Kadına yönelik şiddetteki artışın tesadüf olmadığının farkındayız. Ne zaman kadınların haklarına yönelik saldırılar olsa şiddet de artıyor. Kadınlar lehine kazanımlar olduğunda ise şiddet azalıyor. Örneğin 2011 yılında kadın cinayetleri azaldı. Bunun nedeni ise 6284 sayılı Koruma Kanunu’nun yasalaşma süreci olması. Bize göre ekim 2017’deki kadın cinayetlerindeki artışın nedeni, müftülüklere resmi nikah kıyma yetkisi veren kadınların haklarına saldıran yasanın meclisten geçirilmesi.  Kadınlar olarak dişimizle tırnağımızla yürüttüğümüz mücadele sonucu kazandığımız 6284 sayılı Koruma Kanunu var. Bu kanun etkin şekilde uygulanmıyor. Hatta son dönemde “yuva yıkıyor” denerek 6284’e saldırıyorlar. Ancak kadınlar koruma altında, hatta en güvenli diye bilinen sığınma evlerinde bile öldürülebiliyor. Son dönemde bir de boşanmaları zorlaştıracak arabuluculuk kanunu getirmeye çalışıyorlar. Oysa biliyoruz ki kadın cinayetlerinin en önemli gerekçesi kadınların boşanmak istemesi. 6284’le kazandığımız haklarımıza saldıracaklarına ya da boşanmaları zorlaştırmakla uğraşacaklarına kadına yönelik şiddeti durdurmakla uğraşmalılar. Kadına yönelik şiddeti durdurmak için, derhal bu kadın düşmanı politikalardan vazgeçilmesi gerekiyor.

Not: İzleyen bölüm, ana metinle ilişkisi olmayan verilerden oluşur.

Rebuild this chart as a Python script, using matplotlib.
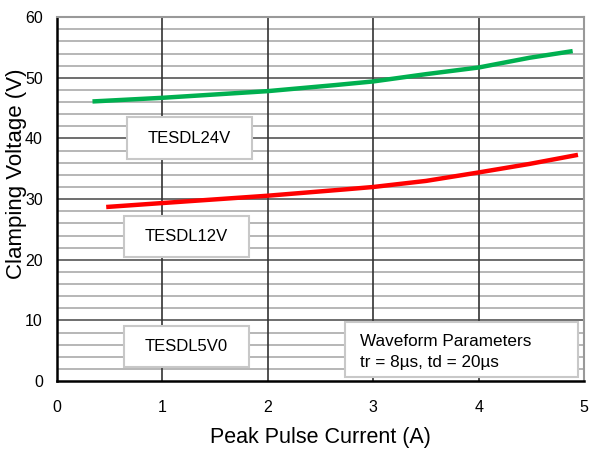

Ceza indirimlerinin de bu artışta etkisi var diyebilir miyiz?

Biz tek tek davaları takip ederek ‘iyi hal’, ‘haksız tahrik’ gibi kadına yönelik şiddet suçlarında verilen ceza indirimlerinin önüne geçmek üzere mücadele ediyoruz. Türkiye’nin taraf olduğu uluslararası bir sözleşme olan İstanbul Sözleşmesi şunu der: ‘Eğer her şeyi tam yaptın ama kadına şiddeti durduramadıysan, o zaman faile caydırıcı cezalar vermelisin.’Bizdeki ceza indirimleri caydırıcılığa engel. Bu indirimlerin uygulanmaması için hem yasal değişiklik olmalı hem de takip edilmelidir.

Kadınlar bu konuda nasıl mücadele yürütebilirler sizce?

Biz  Kadın Meclisleri olarak kadına yönelik her türlü şiddete, kadın cinayetlerine karşı Türkiye’nin pek çok ilinde çalışmalar yürütüyoruz. Kadına yönelik şiddet, kadın cinayeti ve çocuk istismarı davalarını takip ederek, kadınlar için adalet mücadelesi veriyoruz. Toplumun her kesiminden kadınlar olarak kadın meclislerinde birleşmemiz çok önemli. Çünkü kadına yönelik şiddeti ancak birlikte mücadele ederek durdurabiliriz. Her kesimden, her yaştan, her görüşten kadına açık olan kadın meclisleri kadınların sorunlarını ve çözüm yollarını konuşması için çok önemli. Bir araya gelip fikirler üreterek başaracağımızı biliyoruz. Tüm kadınları kadın meclislerinde birleşmeye çağırıyoruz.